The TD e-Series funds only cost you a minimum of $25 per fund, through a pre-authorized purchase plan (PPP). There are currently twelve TD e-Series Funds available, ranging from Canadian bond, Canadian equity, U.S. equity, to various international equity index funds. It’s  a simple case of visiting your local TD branch, and telling them you want to invest in the e-Series funds.

The e-Series Model Portfolio

As a Canadian Investor you could build yourself a complete international portfolio with four TD e-Series index funds, for as little as $100 per month. That’s $25 per week in each of the four funds listed below. If you are just beginning your investing journey, here is a model portfolio using TD e-Series Index Funds:
  • $25 – TD Canadian Bond Index – TDB909
  • $25 – TD Canadian Index – TDB900
  • $25 – TD U.S. Index Fund – TDB902
  • $25 – TD  International Index – TDB911
Tax optimization isn’t easy material for any investor to grasp. But for more information on which e-Series fund should go into which account (i.e. TFSA, RRSP, or non-registered), please refer to a couple of Canadian Couch Potato posts, Foreign Withholding Tax Explained, and Which Fund Goes Where?

Conclusion

Many people simply don’t start investing for any number of reasons. The bottom line is you can easily find the extra $25 per week, pay yourself first, and start investing for big gains over the long term!
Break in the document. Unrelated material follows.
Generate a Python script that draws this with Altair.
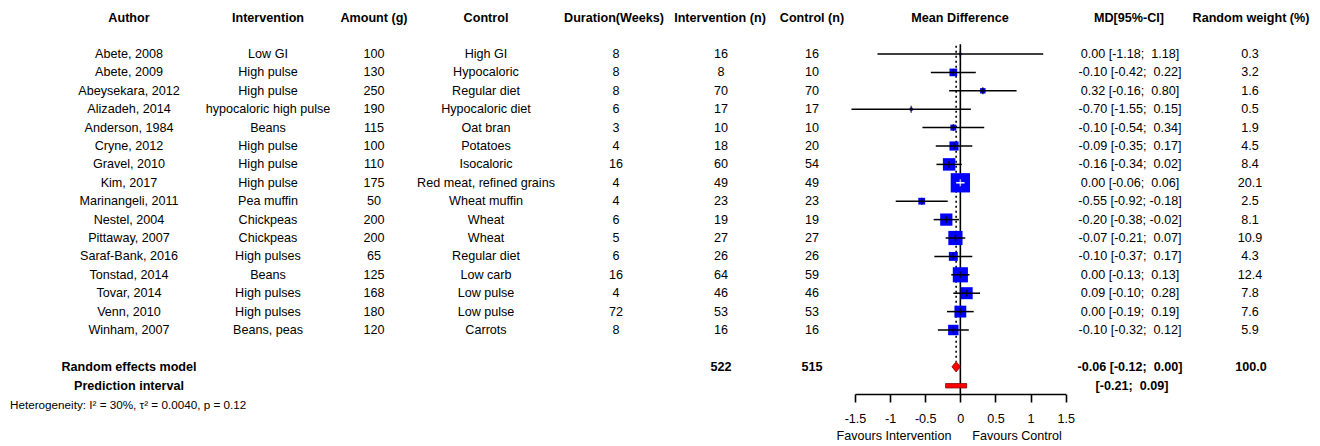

Investing in the low-cost e-Series index funds from TD, will give you a higher return over costly mutual funds, with all their fees and commissions.  At a $25 minimum purchase per e-Series fund, with no commissions and rock-bottom management fees, TD e-series funds are a good deal. There is simply no excuse not to start investing, and using the inexpensive TD e-Series Funds to build your portfolio.

Readers, what’s your take? Are you new to investing?  Do you use the TD e-Series funds to invest?
Disclaimer: I have received no compensation from TD or TD Asset Management to endorse their e-Series funds.I have used e-series funds and will continue to use them in the near future.